Coming off its worst season, it was up to You’re the Worst to re-right the ship and bring it in for a solid landing in its fifth and final year. I’m happy to say they did that, with minimal ups and downs, for the most part, as Jimmy and Gretchen’s unconventional romance came to a sensible (for them) non-conclusion in the series finale.
After getting engaged in the fourth season finale, Jimmy and Gretchen spent most of the fifth season planning a wedding, an action which doesn’t make much sense for either of them as we’ve come to know them over the years. They make fun of the very idea of marriage, and most of all weddings, concocting elaborate lies of their “fairy tale romance” to the wedding planner in the season premiere, which plays out as a fantasy spoof of a 90’s rom-com, a genre that the show itself was created to subvert the tropes of.
So inevitably, Gretchen begins to fall apart as she always does, being promoted at work just so that she can sabotage herself, stealing Edgar’s various meds and attempting to see if Jimmy will abandon her the more she spirals, as is her greatest fear. Jimmy doesn’t do it, remaining committed to Gretchen through his own cheating slip with the wedding florist, and committed to overlooking and ignoring the increasing warning signs of her deterioration and self-destruction. The show was always about whether two supremely screwed up people can actually find happiness with another person, but I couldn’t help but think Jimmy is a lot more stable than Gretchen, who probably has one moment of clarity this entire season, when she dresses down Edgar for warning Jimmy against marrying her the night before the wedding.
Edgar is right of course, as his pathetic puppy-dog loyalty to Jimmy finally reaches a breaking point when he makes the fateful decision to do that, leading Jimmy and Gretchen to finally reach a resolution about marriage and their relationship as a whole in the final episode. It wouldn’t have made sense for them to walk happily down the aisle, but breaking them up for good also seems the wrong way to go in a series finale for a show that still worked as a romantic comedy, even if was about subverting its tropes and mocking their happy endings.
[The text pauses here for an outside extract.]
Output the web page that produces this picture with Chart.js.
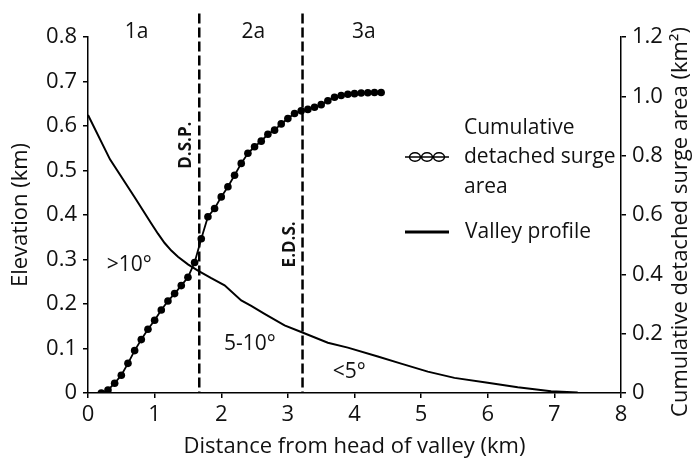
<!DOCTYPE html>
<html>
<head>
<meta charset="utf-8">
<script src="https://cdn.jsdelivr.net/npm/chart.js@4"></script>
<style>
  html, body { margin: 0; padding: 0; background: #fff; }
  #wrap { width: 695px; height: 460px; }
</style>
</head>
<body>
<div id="wrap"><canvas id="c" width="695" height="460"></canvas></div>
<script>
// Valley long profile (distance km, elevation km)
const valleyDist = [0, 0.33, 0.7, 0.95, 1.05, 1.15, 1.25, 1.35, 1.5, 1.65, 1.85, 2.05, 2.3, 2.45, 2.65, 2.95, 3.2, 3.6, 3.9, 4.35, 4.7, 5.1, 5.5, 6.0, 6.45, 6.95, 7.35];
const valleyElev = [0.625, 0.525, 0.44, 0.381, 0.358, 0.337, 0.32, 0.306, 0.289, 0.275, 0.258, 0.242, 0.208, 0.196, 0.178, 0.152, 0.137, 0.113, 0.102, 0.082, 0.066, 0.048, 0.034, 0.023, 0.013, 0.004, 0.001];

// Cumulative detached surge area (distance km, area km²)
const areaDist = [0.2, 0.3, 0.4, 0.5, 0.6, 0.7, 0.8, 0.9, 1.0, 1.1, 1.2, 1.3, 1.4, 1.5, 1.6, 1.7, 1.8, 1.9, 2.0, 2.1, 2.2, 2.3, 2.4, 2.5, 2.6, 2.7, 2.8, 2.9, 3.0, 3.1, 3.2, 3.3, 3.4, 3.5, 3.6, 3.7, 3.8, 3.9, 4.0, 4.1, 4.2, 4.3, 4.4];
const areaKm2 = [0, 0.01, 0.033, 0.06, 0.10, 0.143, 0.18, 0.215, 0.245, 0.28, 0.31, 0.335, 0.362, 0.39, 0.44, 0.52, 0.594, 0.622, 0.661, 0.695, 0.734, 0.774, 0.808, 0.83, 0.849, 0.872, 0.886, 0.907, 0.925, 0.942, 0.951, 0.956, 0.963, 0.972, 0.985, 0.997, 1.003, 1.007, 1.009, 1.011, 1.012, 1.013, 1.013];

// Zone boundaries (km) and labels
const boundaryDist = [1.67, 3.22];
const boundaryNames = ['D.S.P.', 'E.D.S.'];
const zoneNames = ['1a', '2a', '3a'];
const zoneDist = [0.73, 2.48, 4.14];
const slopeNames = ['>10°', '5-10°', '<5°'];
const slopeDist = [0.62, 2.43, 3.92];
const slopeElev = [0.287, 0.109, 0.047];

const FONT = '"Open Sans", "Noto Sans", sans-serif';
const INK = '#111';
const AXIS_SIZE = 22;
const TEXT_SIZE = 21;

const fmt = v => (v === 0 ? '0' : v.toFixed(1));

const annotations = {
  id: 'annotations',
  beforeDatasetsDraw(chart) {
    const { ctx, scales: { x, y }, chartArea } = chart;
    ctx.save();
    ctx.strokeStyle = '#000';
    ctx.lineWidth = 2.5;
    ctx.setLineDash([10, 4]);
    boundaryDist.forEach(d => {
      const px = x.getPixelForValue(d);
      ctx.beginPath();
      ctx.moveTo(px, y.getPixelForValue(0.853));
      ctx.lineTo(px, chartArea.bottom);
      ctx.stroke();
    });
    ctx.restore();
  },
  afterDraw(chart) {
    const { ctx, scales: { x, y } } = chart;
    ctx.save();
    ctx.fillStyle = INK;
    ctx.textBaseline = 'middle';
    ctx.textAlign = 'center';
    ctx.font = TEXT_SIZE + 'px ' + FONT;
    zoneNames.forEach((t, i) => ctx.fillText(t, x.getPixelForValue(zoneDist[i]), y.getPixelForValue(0.812)));
    slopeNames.forEach((t, i) => ctx.fillText(t, x.getPixelForValue(slopeDist[i]), y.getPixelForValue(slopeElev[i])));

    // vertical boundary labels
    ctx.font = 'bold 17px ' + FONT;
    const boundaryLabelPos = [[1.48, 0.557], [3.03, 0.334]];
    boundaryNames.forEach((t, i) => {
      ctx.save();
      ctx.translate(x.getPixelForValue(boundaryLabelPos[i][0]), y.getPixelForValue(boundaryLabelPos[i][1]));
      ctx.rotate(-Math.PI / 2);
      ctx.fillText(t, 0, 0);
      ctx.restore();
    });

    // right axis title, reading bottom to top
    ctx.font = AXIS_SIZE + 'px ' + FONT;
    ctx.save();
    ctx.translate(681, 222);
    ctx.rotate(-Math.PI / 2);
    ctx.fillText('Cumulative detached surge area (km²)', 0, 0);
    ctx.restore();

    // legend
    ctx.font = TEXT_SIZE + 'px ' + FONT;
    ctx.textAlign = 'left';
    ctx.fillText('Cumulative', 464, 128);
    ctx.fillText('detached surge', 464, 157);
    ctx.fillText('area', 464, 187);
    ctx.fillText('Valley profile', 465, 232);

    ctx.strokeStyle = '#000';
    ctx.lineWidth = 1.4;
    [415, 427, 439].forEach(cx => {
      ctx.beginPath();
      ctx.ellipse(cx, 157, 5.5, 4.3, 0, 0, Math.PI * 2);
      ctx.fillStyle = '#fff';
      ctx.fill();
      ctx.stroke();
    });
    ctx.beginPath();
    ctx.moveTo(405, 157);
    ctx.lineTo(449, 157);
    ctx.stroke();
    ctx.lineWidth = 2.8;
    ctx.beginPath();
    ctx.moveTo(405, 232);
    ctx.lineTo(449, 232);
    ctx.stroke();
    ctx.restore();
  }
};

const axisCommon = {
  grid: { display: true, drawOnChartArea: false, drawTicks: true, tickLength: 5, color: '#000', lineWidth: 1.5 },
  border: { display: true, color: '#000', width: 1.5 },
  ticks: { color: INK, font: { family: FONT, size: AXIS_SIZE } }
};

new Chart(document.getElementById('c'), {
  type: 'line',
  data: {
    datasets: [
      {
        label: 'Cumulative detached surge area',
        data: areaDist.map((d, i) => ({ x: d, y: areaKm2[i] })),
        yAxisID: 'y2',
        borderColor: '#000',
        borderWidth: 1.8,
        backgroundColor: '#000',
        pointRadius: 3.8,
        pointBorderWidth: 0,
        pointBackgroundColor: '#000',
        tension: 0
      },
      {
        label: 'Valley profile',
        data: valleyDist.map((d, i) => ({ x: d, y: valleyElev[i] })),
        yAxisID: 'y',
        borderColor: '#000',
        borderWidth: 2,
        pointRadius: 0,
        tension: 0
      }
    ]
  },
  options: {
    responsive: false,
    animation: false,
    layout: { padding: { top: 37, left: 0, right: 0, bottom: 0 } },
    plugins: { legend: { display: false }, tooltip: { enabled: false } },
    scales: {
      x: {
        ...axisCommon,
        type: 'linear',
        min: 0, max: 8,
        ticks: { ...axisCommon.ticks, stepSize: 1, padding: 4, maxRotation: 0 },
        title: { display: true, text: 'Distance from head of valley (km)', color: INK, font: { family: FONT, size: AXIS_SIZE }, padding: { top: 0, bottom: 0 } },
        afterFit: s => { s.height = 67; }
      },
      y: {
        ...axisCommon,
        position: 'left',
        min: 0, max: 0.8,
        ticks: { ...axisCommon.ticks, stepSize: 0.1, padding: 6, callback: v => fmt(v) },
        title: { display: true, text: 'Elevation (km)', color: INK, font: { family: FONT, size: AXIS_SIZE }, padding: { top: 8, bottom: 0 } },
        afterFit: s => { s.width = 88; }
      },
      y2: {
        ...axisCommon,
        position: 'right',
        min: 0, max: 1.2,
        ticks: { ...axisCommon.ticks, stepSize: 0.2, padding: 6, callback: v => fmt(v) },
        afterFit: s => { s.width = 74; }
      }
    }
  },
  plugins: [annotations]
});
</script>
</body>
</html>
So they heed Edgar’s advice, somewhat, and don’t go through with the ceremony, instead choosing to stay together, unmarried, for as long as they can happily remain so (though I have questions about the montage that shows them having a kid in the future, as a baby is a much bigger commitment than marriage, and with Gretchen’s mental illness, that seems bound to end in bigger tragedy, especially if they want their relationship to remain about each other).
In supporting character news, Edgar finally breaks apart from Jimmy, even though he must kill their friendship to do so (bittersweet, but the two are reconciled in the flash forward reveals, which originally teased a Gretchen-Jimmy break up only to fake you out- nicely done), and Lindsay winds up maturing just enough to realize she was better off with Paul all along (I could have told her that much back in the first season). The season isn’t quite as funny as past ones have been, but what you miss in laughs is made up for in poignancy. Stephan Falk brings it back around in a way that mostly makes sense for all the characters (Paul, Vernon and Becca included, though I don’t think an entire mid-season episode revolving around them was necessary), and gives you the unconventional semi-happy ending that stays in line with the nature of Jimmy and Gretchen’s relationship as we observed it. It’s as satisfying as you could have wanted it.